Dès son arrivée au pouvoir, il a affiché une certaine réticence à traiter avec Pyongyang. Il ne s’y est pas rendu. Et en 2014, il a réservé son premier déplacement à l’étranger à la Corée du Sud, ce qui a déplu à Kim Jong-un. Ce dernier n’a en outre jamais été accueilli en Chine. C’est sous Xi Jinping que la Chine s’est en quelque sorte déprise de son alliance avec la Corée du Nord.

Juste après la mort de Kim Jong-il en 2011, la Chine, alors dirigée par Hu Jintao, a tenté de faire avancer ses pions dans la nouvelle direction, à travers, on le sait désormais, Jiang Song-thaek, l’oncle de l’actuel dirigeant. Kim Jong-un a pris cela très mal. Lui aussi est très nationaliste, et antichinois. L’oncle a été liquidé, et dit-on, toute la faction prochinoise du régime fin 2013.

Les essais nucléaires et balistiques de la Corée du Nord sont très embarrassants pour Pékin.

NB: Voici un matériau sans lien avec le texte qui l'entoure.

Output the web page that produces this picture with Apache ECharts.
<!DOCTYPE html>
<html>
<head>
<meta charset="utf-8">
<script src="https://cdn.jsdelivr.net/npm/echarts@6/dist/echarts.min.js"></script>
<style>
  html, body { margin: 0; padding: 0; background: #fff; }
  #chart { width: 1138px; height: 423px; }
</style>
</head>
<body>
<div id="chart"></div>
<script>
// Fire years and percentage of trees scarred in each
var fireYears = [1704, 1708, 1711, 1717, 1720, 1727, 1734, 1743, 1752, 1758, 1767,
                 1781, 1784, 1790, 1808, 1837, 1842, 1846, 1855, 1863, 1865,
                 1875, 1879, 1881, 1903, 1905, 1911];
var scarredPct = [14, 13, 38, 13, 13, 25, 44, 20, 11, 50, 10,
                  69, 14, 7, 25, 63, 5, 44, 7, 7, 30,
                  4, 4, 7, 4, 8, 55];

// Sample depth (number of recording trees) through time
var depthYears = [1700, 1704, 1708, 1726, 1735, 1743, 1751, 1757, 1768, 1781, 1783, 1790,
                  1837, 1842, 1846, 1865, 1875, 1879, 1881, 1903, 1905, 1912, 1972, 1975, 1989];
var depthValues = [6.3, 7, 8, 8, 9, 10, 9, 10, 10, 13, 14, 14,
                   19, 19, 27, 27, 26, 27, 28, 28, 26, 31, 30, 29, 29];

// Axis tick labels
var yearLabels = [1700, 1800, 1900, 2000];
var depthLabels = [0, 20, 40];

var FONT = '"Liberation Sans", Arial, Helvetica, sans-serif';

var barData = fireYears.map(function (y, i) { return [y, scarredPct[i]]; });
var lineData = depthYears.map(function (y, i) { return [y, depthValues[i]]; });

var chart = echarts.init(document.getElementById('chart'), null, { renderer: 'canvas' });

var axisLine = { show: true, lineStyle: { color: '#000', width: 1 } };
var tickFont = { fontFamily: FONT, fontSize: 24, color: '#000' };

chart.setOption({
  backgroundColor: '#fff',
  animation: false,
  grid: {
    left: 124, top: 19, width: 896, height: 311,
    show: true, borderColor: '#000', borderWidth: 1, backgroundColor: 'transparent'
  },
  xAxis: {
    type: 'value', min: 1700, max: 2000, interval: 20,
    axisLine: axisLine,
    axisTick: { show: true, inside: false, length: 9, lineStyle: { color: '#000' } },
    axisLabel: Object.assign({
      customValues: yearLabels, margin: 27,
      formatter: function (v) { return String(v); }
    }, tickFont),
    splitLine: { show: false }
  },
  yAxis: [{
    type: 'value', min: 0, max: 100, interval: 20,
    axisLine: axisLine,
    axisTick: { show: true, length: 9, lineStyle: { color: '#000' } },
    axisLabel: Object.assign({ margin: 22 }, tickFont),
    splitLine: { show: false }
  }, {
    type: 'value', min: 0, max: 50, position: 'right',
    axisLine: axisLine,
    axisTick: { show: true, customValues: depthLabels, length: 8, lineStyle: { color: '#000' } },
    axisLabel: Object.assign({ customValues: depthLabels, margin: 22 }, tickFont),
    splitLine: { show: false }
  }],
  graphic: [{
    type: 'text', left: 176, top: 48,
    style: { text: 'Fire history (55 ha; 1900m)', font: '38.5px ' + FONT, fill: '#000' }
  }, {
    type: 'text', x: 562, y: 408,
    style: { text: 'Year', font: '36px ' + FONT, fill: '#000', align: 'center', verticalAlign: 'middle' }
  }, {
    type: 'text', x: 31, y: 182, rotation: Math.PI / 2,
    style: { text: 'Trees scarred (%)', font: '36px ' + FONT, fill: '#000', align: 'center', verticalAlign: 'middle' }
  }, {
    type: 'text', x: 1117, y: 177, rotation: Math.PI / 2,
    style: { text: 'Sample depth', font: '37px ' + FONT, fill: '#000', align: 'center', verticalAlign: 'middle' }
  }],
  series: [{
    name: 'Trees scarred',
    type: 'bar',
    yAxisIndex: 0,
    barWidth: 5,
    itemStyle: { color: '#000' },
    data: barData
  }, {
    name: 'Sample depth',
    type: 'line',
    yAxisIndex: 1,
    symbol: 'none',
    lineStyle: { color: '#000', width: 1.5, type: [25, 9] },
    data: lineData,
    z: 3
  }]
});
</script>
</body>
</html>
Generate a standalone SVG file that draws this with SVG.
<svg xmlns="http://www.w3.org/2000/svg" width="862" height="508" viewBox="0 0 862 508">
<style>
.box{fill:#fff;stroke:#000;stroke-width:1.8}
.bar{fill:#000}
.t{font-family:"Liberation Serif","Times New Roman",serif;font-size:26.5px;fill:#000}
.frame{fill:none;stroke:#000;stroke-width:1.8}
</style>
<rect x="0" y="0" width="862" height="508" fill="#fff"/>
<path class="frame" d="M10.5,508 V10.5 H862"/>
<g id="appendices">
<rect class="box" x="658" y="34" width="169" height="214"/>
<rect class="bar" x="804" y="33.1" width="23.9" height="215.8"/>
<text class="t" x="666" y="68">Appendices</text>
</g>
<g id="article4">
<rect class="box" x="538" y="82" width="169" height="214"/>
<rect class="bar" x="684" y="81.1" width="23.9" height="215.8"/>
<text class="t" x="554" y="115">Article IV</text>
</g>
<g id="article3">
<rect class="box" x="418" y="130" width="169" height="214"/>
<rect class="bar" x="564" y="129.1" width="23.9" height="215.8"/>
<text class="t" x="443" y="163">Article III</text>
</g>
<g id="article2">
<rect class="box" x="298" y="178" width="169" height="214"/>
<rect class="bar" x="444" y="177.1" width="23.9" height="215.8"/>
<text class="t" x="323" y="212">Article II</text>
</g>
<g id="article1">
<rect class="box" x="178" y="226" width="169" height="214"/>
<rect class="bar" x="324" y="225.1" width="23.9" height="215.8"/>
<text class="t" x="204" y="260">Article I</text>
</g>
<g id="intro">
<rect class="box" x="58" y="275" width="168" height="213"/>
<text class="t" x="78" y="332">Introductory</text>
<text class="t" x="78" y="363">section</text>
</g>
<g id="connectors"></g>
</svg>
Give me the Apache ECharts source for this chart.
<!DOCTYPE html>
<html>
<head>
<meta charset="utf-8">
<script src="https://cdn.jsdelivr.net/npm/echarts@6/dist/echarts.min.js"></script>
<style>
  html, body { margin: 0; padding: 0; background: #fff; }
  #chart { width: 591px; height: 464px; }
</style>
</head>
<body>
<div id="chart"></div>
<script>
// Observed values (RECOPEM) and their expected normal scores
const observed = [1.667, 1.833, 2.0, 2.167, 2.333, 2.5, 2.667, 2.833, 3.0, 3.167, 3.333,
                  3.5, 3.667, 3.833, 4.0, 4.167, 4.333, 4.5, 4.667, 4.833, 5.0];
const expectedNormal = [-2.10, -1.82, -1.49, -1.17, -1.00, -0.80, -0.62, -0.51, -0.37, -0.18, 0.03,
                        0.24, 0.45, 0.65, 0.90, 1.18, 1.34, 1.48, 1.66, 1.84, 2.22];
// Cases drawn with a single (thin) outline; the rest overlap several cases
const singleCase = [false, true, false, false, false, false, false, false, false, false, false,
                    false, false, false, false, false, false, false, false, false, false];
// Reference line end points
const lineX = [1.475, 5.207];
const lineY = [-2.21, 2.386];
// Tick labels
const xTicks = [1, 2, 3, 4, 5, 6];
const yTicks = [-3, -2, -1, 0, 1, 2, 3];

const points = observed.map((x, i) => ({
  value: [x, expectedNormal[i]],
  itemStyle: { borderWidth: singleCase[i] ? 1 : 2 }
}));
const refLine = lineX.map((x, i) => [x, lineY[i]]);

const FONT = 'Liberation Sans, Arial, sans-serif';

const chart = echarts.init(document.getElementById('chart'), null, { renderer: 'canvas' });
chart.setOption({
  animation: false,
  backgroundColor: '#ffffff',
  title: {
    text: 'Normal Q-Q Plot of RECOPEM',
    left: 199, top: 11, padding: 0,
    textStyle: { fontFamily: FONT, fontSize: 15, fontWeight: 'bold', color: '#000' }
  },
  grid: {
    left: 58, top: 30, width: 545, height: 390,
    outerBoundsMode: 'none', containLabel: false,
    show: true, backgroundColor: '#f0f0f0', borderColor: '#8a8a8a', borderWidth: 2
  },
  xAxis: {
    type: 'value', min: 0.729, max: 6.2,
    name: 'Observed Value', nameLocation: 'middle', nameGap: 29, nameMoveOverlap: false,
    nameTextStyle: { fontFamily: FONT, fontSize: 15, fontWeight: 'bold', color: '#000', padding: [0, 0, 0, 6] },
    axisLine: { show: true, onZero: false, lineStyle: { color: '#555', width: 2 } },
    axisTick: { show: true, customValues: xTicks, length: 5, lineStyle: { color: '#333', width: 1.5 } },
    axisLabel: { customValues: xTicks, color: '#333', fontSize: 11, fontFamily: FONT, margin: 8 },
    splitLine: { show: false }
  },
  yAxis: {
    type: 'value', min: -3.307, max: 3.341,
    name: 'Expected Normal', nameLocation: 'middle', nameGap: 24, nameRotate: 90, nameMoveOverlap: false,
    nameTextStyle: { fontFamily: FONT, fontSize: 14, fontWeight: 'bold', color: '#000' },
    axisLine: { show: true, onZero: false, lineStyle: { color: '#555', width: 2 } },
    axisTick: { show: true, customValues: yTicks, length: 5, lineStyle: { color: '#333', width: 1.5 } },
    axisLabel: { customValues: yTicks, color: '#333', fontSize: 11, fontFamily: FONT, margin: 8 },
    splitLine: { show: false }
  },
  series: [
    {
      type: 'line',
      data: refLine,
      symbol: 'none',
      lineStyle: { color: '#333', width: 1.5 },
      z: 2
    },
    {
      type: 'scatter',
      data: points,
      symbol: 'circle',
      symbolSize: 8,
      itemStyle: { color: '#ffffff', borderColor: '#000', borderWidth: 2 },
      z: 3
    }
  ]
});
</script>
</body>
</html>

Le problème de la Corée du Nord est certainement devenu un test pour Xi Jinping : il va devoir montrer qu’il est à la hauteur du défi et agir en dirigeant de grande puissance. Ce qui comporte des risques. les Chinois doivent plancher sur diverses options, notamment en perspective de la visite de Donald Trump en Chine du 8 au 10 novembre, dont le principal sujet sera la Corée du Nord.